Another thing I don't like about regular 4-lane divided expressways: if the intersections are not clearly signed it increases the possibility of wrong-way drivers. On at least 2 different occasions I've driven past wrong way drivers on US-287 between Wichita Falls and Fort Worth. At night. It's a good thing I was in the right lane. Parts of that road have really wide medians as well as a good amount of trees and bushes. Someone needing to turn left onto the highway has a brain fart and makes the first left, thinking it's a 2-lane road. They do that rather than crossing over the median to make the second left for the correct direction of traffic. There have been instances of people driving the wrong way on Interstates, but the motorist has to commit an even larger brain fart to do that.

dbz77

Quote from: tawnuskgrevy on May 14, 2024, 12:37:22 PM
Quote from: heynow415 on May 06, 2024, 12:51:45 PM
Quote from: Max Rockatansky on May 05, 2024, 04:29:03 PMThat corridor was also explored as part of the 1973 Federal Aid Highway Act.  The alignment over Echo Summit included a tunnel.

If you rummage around with SLT parcel maps, such as the GIS maps on this site: https://see-eldorado.edcgov.us/ugotnet/ , it sure looks like not only was a corridor identified and/or adopted but future right of way was acquired or otherwise reserved at one time.  There is a broken chain of parcels that have the characteristics of a future freeway, including flaring out at certain intersections for interchanges. 
For example, between the airport and Onnontioga Street there is a strip parcel that flares where Washoan Blvd. dead-ends. Another runs parallel to Barbara Avenue and northeast of that on either side of Al Tahoe Blvd is another segment that flares for what would have been another interchange.  There are then several property lines diagonal to the underlying block layout that would reflect the corridor sweeping across Pioneer Trail at Needle Peak Road, with another potential interchange at Ski Run Blvd., and then an large strip parcel that runs behind the Raley's shopping center and Heavenly Village that flares out again for another potential interchange at stateline. 
Coincidence?  Perhaps but being in the land planning business, having property lines and parcels like this is very suggestive of a planned transportation corridor, particularly in an area where property lines tend to be straight and square or follow natural features like a creek.  Zooming out a bit on the map it is easy to see how these could link together to provide that once-planned freeway corridor that would wind around more developed areas.

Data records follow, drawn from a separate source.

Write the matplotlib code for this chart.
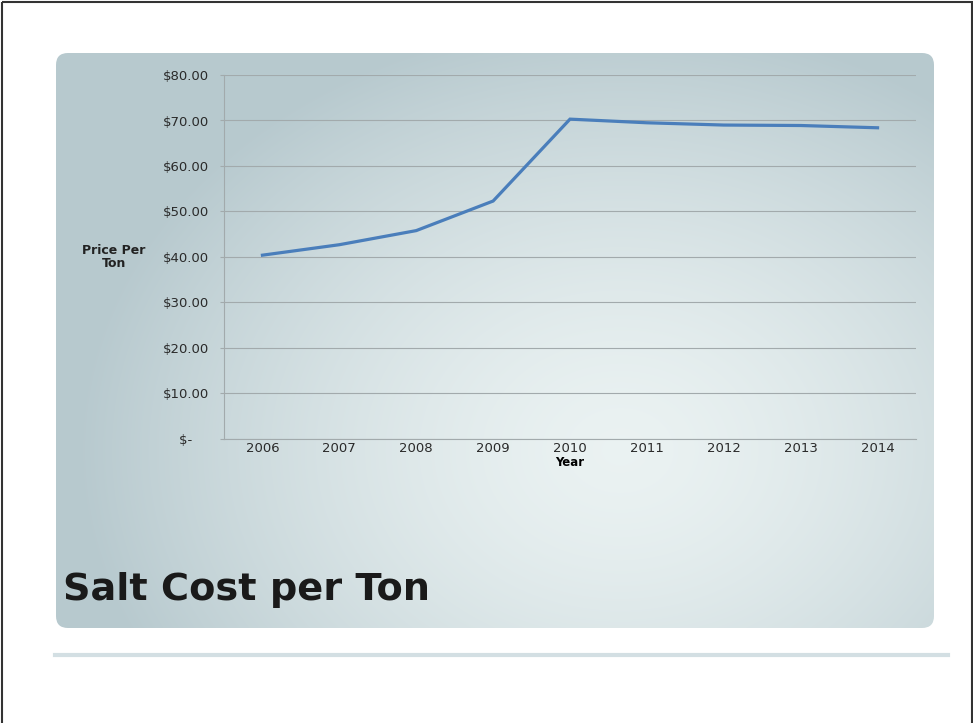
import numpy as np
import matplotlib.pyplot as plt
from matplotlib.patches import FancyBboxPatch, Rectangle

years = ["2006", "2007", "2008", "2009", "2010", "2011", "2012", "2013", "2014"]
price = [40.4, 42.7, 45.8, 52.3, 70.3, 69.5, 69.0, 68.9, 68.4]
y_ticks = [0, 10, 20, 30, 40, 50, 60, 70, 80]
y_labels = ["$-\u2007\u2007", "$10.00", "$20.00", "$30.00", "$40.00", "$50.00", "$60.00", "$70.00", "$80.00"]

W, H = 973, 723
fig = plt.figure(figsize=(W / 100, H / 100), dpi=100)
fig.patch.set_facecolor("white")

# slide background panel (pixel coordinates)
bg = fig.add_axes([0, 0, 1, 1])
bg.set_xlim(0, W)
bg.set_ylim(H, 0)
bg.axis("off")

yy, xx = np.mgrid[0:H, 0:W]
d = np.sqrt(((xx - 620) / 540.0) ** 2 + ((yy - 450) / 430.0) ** 2)
d = np.clip(d, 0, 1)
light = np.array([0.92, 0.95, 0.95])
dark = np.array([0.72, 0.79, 0.81])
img = light + (dark - light) * d[..., None] ** 1.5
im = bg.imshow(img, extent=(0, W, H, 0), zorder=0)
panel = FancyBboxPatch((56, 53), 878, 575, boxstyle="round,pad=0,rounding_size=12",
                       transform=bg.transData, facecolor="none", edgecolor="none")
bg.add_patch(panel)
im.set_clip_path(panel)

# separator line and scan border
bg.plot([55, 948], [655, 655], color="#d3dfe3", lw=3, zorder=1)
bg.add_patch(Rectangle((1.5, 1.5), W - 3, H + 5, fill=False, edgecolor="#333333", lw=1.5))

bg.text(63, 600, "Salt Cost per Ton", fontsize=27.5, fontweight="bold",
        color="#1a1a1a", va="baseline", ha="left")

# chart area
left, right, top, bottom = 224, 916, 75, 439
ax = fig.add_axes([left / W, 1 - bottom / H, (right - left) / W, (bottom - top) / H])
ax.patch.set_alpha(0)
x = np.arange(len(years))
ax.plot(x, price, color="#4a7ebb", lw=2.3, solid_joinstyle="miter")

ax.set_xlim(-0.5, len(years) - 0.5)
ax.set_ylim(0, 80)
ax.set_yticks(y_ticks)
ax.set_yticklabels(y_labels, fontsize=9.5, color="#2a2a2a")
ax.set_xticks(x)
ax.set_xticklabels(years, fontsize=9.5, color="#2a2a2a")
ax.grid(axis="y", color="#a2aaac", lw=0.8)
ax.set_axisbelow(True)
for s in ["top", "right"]:
    ax.spines[s].set_visible(False)
ax.spines["left"].set_color("#a2aaac")
ax.spines["bottom"].set_color("#a2aaac")
ax.tick_params(axis="y", length=3, color="#a2aaac", pad=8)
ax.tick_params(axis="x", length=0, pad=2)
for lab in ax.get_yticklabels():
    lab.set_horizontalalignment("right")

ax.set_xlabel("Year", fontsize=8.5, fontweight="bold", labelpad=1)
fig.text(114 / W, 1 - 257 / H, "Price Per\nTon", fontsize=9, fontweight="bold",
         ha="center", va="center", color="#222222", linespacing=1.0)

fig.savefig("out.png", dpi=100)
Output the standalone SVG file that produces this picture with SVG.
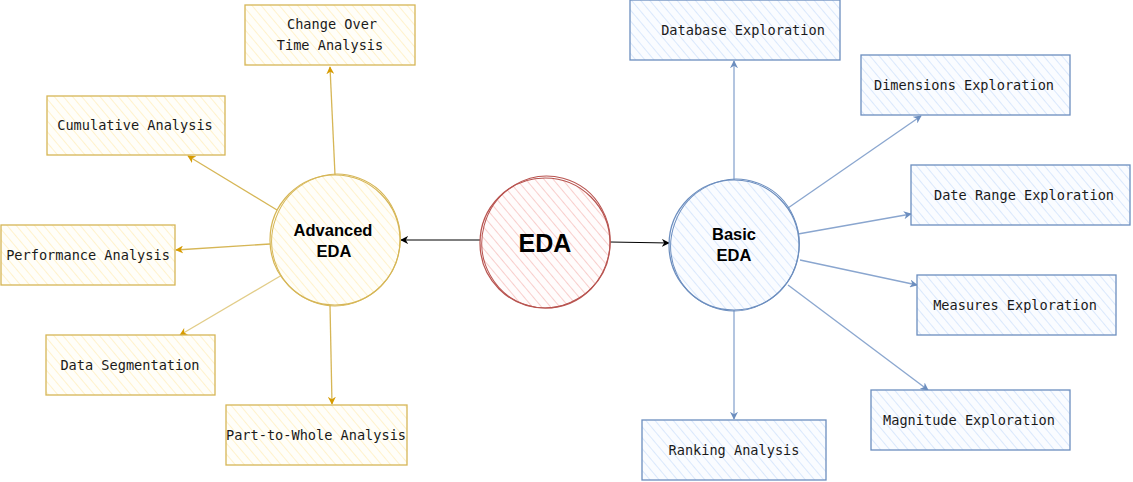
<svg xmlns="http://www.w3.org/2000/svg" width="1133" height="482" viewBox="0 0 1133 482">
<style>
.box text{font-family:"DejaVu Sans Mono","Liberation Mono",monospace;font-size:13.6px;fill:#1a1a1a;text-anchor:middle}
.ctext{font-family:"Liberation Sans",Arial,sans-serif;font-weight:bold;fill:#000;text-anchor:middle}
.y rect{fill:url(#hy);stroke:#d6b656;stroke-width:1.3}
.b rect{fill:url(#hb);stroke:#6c8ebf;stroke-width:1.3}
.yl{stroke:#d6b656;stroke-width:1.3;fill:none}
.bl{stroke:#8aa6cf;stroke-width:1.3;fill:none}
</style>
<defs>
<pattern id="hy" patternUnits="userSpaceOnUse" width="7" height="7" patternTransform="rotate(-40)">
<rect width="7" height="7" fill="#fffef9"/><line x1="0" y1="0" x2="0" y2="7" stroke="#fff2cc" stroke-width="2"/></pattern>
<pattern id="hb" patternUnits="userSpaceOnUse" width="7" height="7" patternTransform="rotate(-40)">
<rect width="7" height="7" fill="#fafcff"/><line x1="0" y1="0" x2="0" y2="7" stroke="#dae8fc" stroke-width="2"/></pattern>
<pattern id="hr" patternUnits="userSpaceOnUse" width="7" height="7" patternTransform="rotate(-40)">
<rect width="7" height="7" fill="#fffcfc"/><line x1="0" y1="0" x2="0" y2="7" stroke="#f8cecc" stroke-width="2"/></pattern>
<marker id="ay" viewBox="0 0 10 10" refX="9" refY="5" markerWidth="8" markerHeight="8" markerUnits="userSpaceOnUse" orient="auto"><path d="M0,0L10,5L0,10L3,5z" fill="#d79b00"/></marker>
<marker id="ab" viewBox="0 0 10 10" refX="9" refY="5" markerWidth="8" markerHeight="8" markerUnits="userSpaceOnUse" orient="auto"><path d="M0,0L10,5L0,10L3,5z" fill="#6c8ebf"/></marker>
<marker id="ak" viewBox="0 0 10 10" refX="9" refY="5" markerWidth="8" markerHeight="8" markerUnits="userSpaceOnUse" orient="auto"><path d="M0,0L10,5L0,10L3,5z" fill="#000"/></marker>
</defs>

<g id="connectors">
<line x1="480" y1="240" x2="401" y2="240" stroke="#000" stroke-width="1" marker-end="url(#ak)"/>
<line x1="610" y1="242" x2="669" y2="243" stroke="#000" stroke-width="1" marker-end="url(#ak)"/>
<line class="yl" x1="335" y1="175" x2="330" y2="67" marker-end="url(#ay)"/>
<line class="yl" x1="277" y1="210" x2="188" y2="156" marker-end="url(#ay)"/>
<line class="yl" x1="270" y1="244" x2="176" y2="250" marker-end="url(#ay)"/>
<line class="yl" x1="282" y1="275" x2="180" y2="335" stroke-opacity="0.7" marker-end="url(#ay)"/>
<line class="yl" x1="330" y1="305" x2="332" y2="404" marker-end="url(#ay)"/>
<line class="bl" x1="734" y1="180" x2="734" y2="61" stroke="#6c8ebf" marker-end="url(#ab)"/>
<line class="bl" x1="788" y1="208" x2="921" y2="116" marker-end="url(#ab)"/>
<line class="bl" x1="798" y1="234" x2="911" y2="214" marker-end="url(#ab)"/>
<line class="bl" x1="800" y1="260" x2="917" y2="285" marker-end="url(#ab)"/>
<line class="bl" x1="788" y1="285" x2="928" y2="390" marker-end="url(#ab)"/>
<line class="bl" x1="734" y1="310" x2="734" y2="419" stroke="#6c8ebf" marker-end="url(#ab)"/>
</g>

<g id="eda">
<circle cx="545" cy="243" r="65" fill="url(#hr)" stroke="#b85450" stroke-width="1.2"/>
<ellipse cx="546" cy="242" rx="64" ry="66" fill="none" stroke="#b85450" stroke-width="1" transform="rotate(15 546 242)"/>
<text class="ctext" x="545" y="252" font-size="25">EDA</text>
</g>

<g id="advanced-eda">
<circle cx="335" cy="240" r="65" fill="url(#hy)" stroke="#d6b656" stroke-width="1.2"/>
<ellipse cx="336" cy="240" rx="64" ry="66" fill="none" stroke="#d6b656" stroke-width="1" transform="rotate(20 336 240)"/>
<text class="ctext" x="333" y="236" font-size="16.5">Advanced</text>
<text class="ctext" x="334" y="257" font-size="16.5">EDA</text>
</g>

<g id="basic-eda">
<circle cx="734" cy="245" r="65" fill="url(#hb)" stroke="#6c8ebf" stroke-width="1.2"/>
<ellipse cx="735" cy="245" rx="64" ry="66" fill="none" stroke="#6c8ebf" stroke-width="1" transform="rotate(20 735 245)"/>
<text class="ctext" x="734" y="240" font-size="16.5">Basic</text>
<text class="ctext" x="734" y="261" font-size="16.5">EDA</text>
</g>

<g id="change-over-time" class="box y"><rect x="245" y="5" width="170" height="60"/><text x="332" y="29">Change Over</text><text x="330" y="50">Time Analysis</text></g>
<g id="cumulative" class="box y"><rect x="47" y="96" width="178" height="59"/><text x="135" y="130">Cumulative Analysis</text></g>
<g id="performance" class="box y"><rect x="1" y="225" width="174" height="60"/><text x="88" y="260">Performance Analysis</text></g>
<g id="segmentation" class="box y"><rect x="46" y="335" width="169" height="60"/><text x="130" y="370">Data Segmentation</text></g>
<g id="part-to-whole" class="box y"><rect x="226" y="405" width="181" height="60"/><text x="316" y="440">Part-to-Whole Analysis</text></g>

<g id="database" class="box b"><rect x="630" y="0" width="210" height="60"/><text x="743" y="35">Database Exploration</text></g>
<g id="dimensions" class="box b"><rect x="861" y="55" width="209" height="60"/><text x="964" y="90">Dimensions Exploration</text></g>
<g id="date-range" class="box b"><rect x="911" y="165" width="219" height="60"/><text x="1024" y="200">Date Range Exploration</text></g>
<g id="measures" class="box b"><rect x="917" y="275" width="199" height="60"/><text x="1015" y="310">Measures Exploration</text></g>
<g id="magnitude" class="box b"><rect x="871" y="390" width="199" height="60"/><text x="969" y="425">Magnitude Exploration</text></g>
<g id="ranking" class="box b"><rect x="642" y="420" width="184" height="60"/><text x="734" y="455">Ranking Analysis</text></g>
</svg>
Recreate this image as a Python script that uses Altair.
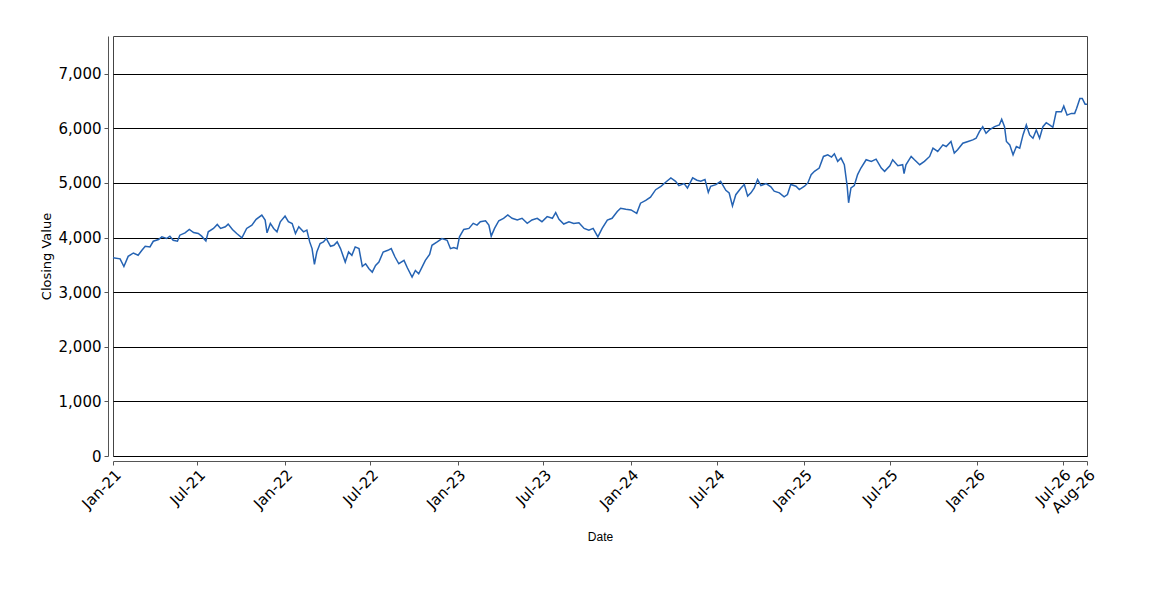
import altair as alt
import pandas as pd

dates = [
    "2021-01-04","2021-01-19","2021-01-27","2021-02-05","2021-02-16","2021-02-26","2021-03-06","2021-03-13",
    "2021-03-23","2021-03-30","2021-04-10","2021-04-17","2021-04-27","2021-05-04","2021-05-11","2021-05-20",
    "2021-05-25","2021-06-05","2021-06-14","2021-06-23","2021-07-03","2021-07-10","2021-07-19","2021-07-24",
    "2021-08-04","2021-08-12","2021-08-19","2021-08-29","2021-09-04","2021-09-13","2021-09-22","2021-10-03",
    "2021-10-13","2021-10-24","2021-11-02","2021-11-14","2021-11-21","2021-11-25","2021-12-02","2021-12-09",
    "2021-12-16","2021-12-23","2022-01-02","2022-01-09","2022-01-17","2022-01-24","2022-01-31","2022-02-10",
    "2022-02-17","2022-02-23","2022-02-28","2022-03-05","2022-03-10","2022-03-17","2022-03-24","2022-03-30",
    "2022-04-08","2022-04-15","2022-04-22","2022-04-29","2022-05-09","2022-05-16","2022-05-23","2022-05-30",
    "2022-06-07","2022-06-14","2022-06-21","2022-06-28","2022-07-05","2022-07-12","2022-07-19","2022-07-28",
    "2022-08-07","2022-08-14","2022-08-22","2022-08-30","2022-09-10","2022-09-17","2022-09-27","2022-10-04",
    "2022-10-11","2022-10-18","2022-10-25","2022-11-03","2022-11-08","2022-11-19","2022-11-29","2022-12-10",
    "2022-12-17","2022-12-24","2022-12-31","2023-01-05","2023-01-14","2023-01-25","2023-02-03","2023-02-11",
    "2023-02-18","2023-03-01","2023-03-08","2023-03-13","2023-03-20","2023-03-29","2023-04-08","2023-04-17",
    "2023-04-26","2023-05-07","2023-05-17","2023-05-28","2023-06-07","2023-06-18","2023-06-28","2023-07-09",
    "2023-07-20","2023-07-27","2023-08-03","2023-08-13","2023-08-24","2023-09-03","2023-09-14","2023-09-25",
    "2023-10-05","2023-10-14","2023-10-24","2023-11-02","2023-11-13","2023-11-23","2023-12-04","2023-12-11",
    "2023-12-22","2024-01-02","2024-01-14","2024-01-22","2024-02-02","2024-02-12","2024-02-23","2024-03-05",
    "2024-03-15","2024-03-26","2024-04-05","2024-04-12","2024-04-23","2024-04-30","2024-05-11","2024-05-20",
    "2024-05-28","2024-06-06","2024-06-13","2024-06-18","2024-06-29","2024-07-09","2024-07-20","2024-07-27",
    "2024-08-03","2024-08-10","2024-08-21","2024-08-28","2024-09-04","2024-09-11","2024-09-18","2024-09-25",
    "2024-10-02","2024-10-13","2024-10-23","2024-10-30","2024-11-10","2024-11-20","2024-11-27","2024-12-04",
    "2024-12-15","2024-12-22","2025-01-02","2025-01-09","2025-01-16","2025-01-23","2025-02-02","2025-02-11",
    "2025-02-20","2025-02-28","2025-03-06","2025-03-13","2025-03-20","2025-03-27","2025-04-02","2025-04-05",
    "2025-04-10","2025-04-17","2025-04-24","2025-05-01","2025-05-12","2025-05-23","2025-06-02","2025-06-13",
    "2025-06-20","2025-07-01","2025-07-07","2025-07-18","2025-07-28","2025-07-31","2025-08-04","2025-08-15",
    "2025-08-22","2025-09-02","2025-09-12","2025-09-23","2025-09-30","2025-10-10","2025-10-21","2025-10-28",
    "2025-11-07","2025-11-14","2025-11-21","2025-12-02","2025-12-13","2025-12-23","2025-12-30","2026-01-06",
    "2026-01-13","2026-01-20","2026-01-27","2026-02-07","2026-02-17","2026-02-22","2026-02-28","2026-03-04",
    "2026-03-11","2026-03-18","2026-03-25","2026-04-01","2026-04-08","2026-04-15","2026-04-22","2026-04-29",
    "2026-05-06","2026-05-13","2026-05-20","2026-05-27","2026-06-03","2026-06-10","2026-06-17","2026-06-28",
    "2026-07-03","2026-07-10","2026-07-19","2026-07-26","2026-07-30","2026-08-06","2026-08-11","2026-08-17",
    "2026-08-21",
]

closing = [
    3630,3610,3470,3655,3717,3675,3766,3840,
    3828,3932,3963,4012,3982,4025,3950,3932,
    4043,4086,4148,4092,4074,4025,3938,4105,
    4166,4240,4166,4197,4246,4148,4074,3994,
    4166,4228,4332,4412,4320,4086,4258,4166,
    4105,4289,4394,4289,4258,4074,4197,4105,
    4135,3920,3797,3508,3735,3889,3920,3982,
    3840,3858,3920,3797,3551,3735,3674,3828,
    3797,3471,3520,3428,3367,3490,3551,3735,
    3766,3797,3643,3520,3582,3446,3274,3397,
    3336,3459,3582,3692,3858,3920,3981,3950,
    3796,3815,3796,4012,4148,4167,4259,4228,
    4290,4308,4228,4025,4167,4308,4352,4413,
    4352,4321,4352,4259,4321,4352,4290,4383,
    4352,4457,4333,4247,4290,4259,4271,4167,
    4136,4167,4012,4167,4321,4352,4475,4537,
    4518,4506,4444,4629,4679,4740,4876,4938,
    5012,5092,5030,4950,4987,4907,5092,5049,
    5030,5061,4827,4938,4969,5030,4864,4815,
    4580,4784,4907,4970,4758,4818,4909,5061,
    4952,4988,4927,4848,4818,4745,4788,4970,
    4940,4879,4940,5000,5152,5212,5273,5485,
    5515,5473,5533,5394,5455,5333,4940,4636,
    4909,4952,5152,5273,5424,5394,5436,5273,
    5212,5315,5424,5315,5333,5170,5333,5485,
    5424,5333,5394,5485,5636,5576,5697,5667,
    5758,5545,5606,5727,5758,5788,5818,5939,
    6030,5909,5970,6030,6061,6164,6030,5758,
    5697,5515,5667,5636,5879,6061,5879,5818,
    5970,5818,6030,6103,6061,6018,6303,6303,
    6406,6242,6273,6273,6364,6545,6545,6442,
    6442,
]

tick_dates = [
    "2021-01-04","2021-07-01","2022-01-01","2022-07-01","2023-01-01","2023-07-01",
    "2024-01-01","2024-07-01","2025-01-01","2025-07-01","2026-01-01","2026-07-01","2026-08-21",
]
y_ticks = [0, 1000, 2000, 3000, 4000, 5000, 6000, 7000]

df = pd.DataFrame({"Date": pd.to_datetime(dates), "Closing Value": closing})

tick_vals = [alt.DateTime(year=int(d[:4]), month=int(d[5:7]), date=int(d[8:10])) for d in tick_dates]

chart = alt.Chart(df).mark_line(color="#2563b3", strokeWidth=1.5).encode(
    x=alt.X(
        "Date:T",
        title="Date",
        scale=alt.Scale(domain=[tick_vals[0], tick_vals[-1]], nice=False),
        axis=alt.Axis(
            values=tick_vals,
            format="%b-%y",
            labelAngle=-45,
            labelFont="DejaVu Sans",
            labelFontSize=15,
            labelColor="#000000",
            labelPadding=2,
            labelOverlap=False,
            labelFlush=False,
            grid=False,
            offset=5,
            tickSize=4,
            tickColor="#555555",
            domainColor="#555555",
            titleFont="Liberation Sans",
            titleFontSize=12,
            titleFontWeight="normal",
            titleColor="#000000",
            titleY=75,
            titleBaseline="middle",
        ),
    ),
    y=alt.Y(
        "Closing Value:Q",
        title="Closing Value",
        scale=alt.Scale(domain=[0, 7690], nice=False, zero=True),
        axis=alt.Axis(
            values=y_ticks,
            format=",d",
            labelFont="DejaVu Sans",
            labelFontSize=15,
            labelColor="#000000",
            labelPadding=3,
            grid=True,
            gridColor="#000000",
            gridWidth=1,
            gridOpacity=1,
            offset=5,
            tickSize=4,
            tickColor="#555555",
            domainColor="#555555",
            titleFont="DejaVu Sans",
            titleFontSize=13,
            titleFontWeight="normal",
            titleColor="#000000",
            titleX=-62,
            titleY=220,
            titleBaseline="middle",
        ),
    ),
).properties(
    width=974,
    height=420,
    autosize=alt.AutoSizeParams(type="none"),
    padding={"left": 105, "top": 28, "right": 40, "bottom": 100},
).configure(
    background="white",
).configure_view(
    stroke="#444444",
    strokeWidth=1,
)

chart.save("out.html", embed_options={"renderer": "svg", "actions": False})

The Tahoe Conservancy owns a good portion of those parcels and has all their properties highlighted on a GIS map that makes the planned corridor really easy to see (especially at the northeast end); it's very neat to have this level of evidence for a planned-and-abandoned project like this:






Too bad we never had the freeway.

Imagine going through the tunnel at Echo Summit, and then reaching a four-lane freeway around the sotheast edge of the Tahoe Basib, being able to reach Stateline in only five minutes.

If that freeway had been built in the 1970's as planned, most of the developmnet would have been along the freeway corridor, away from the shoreline.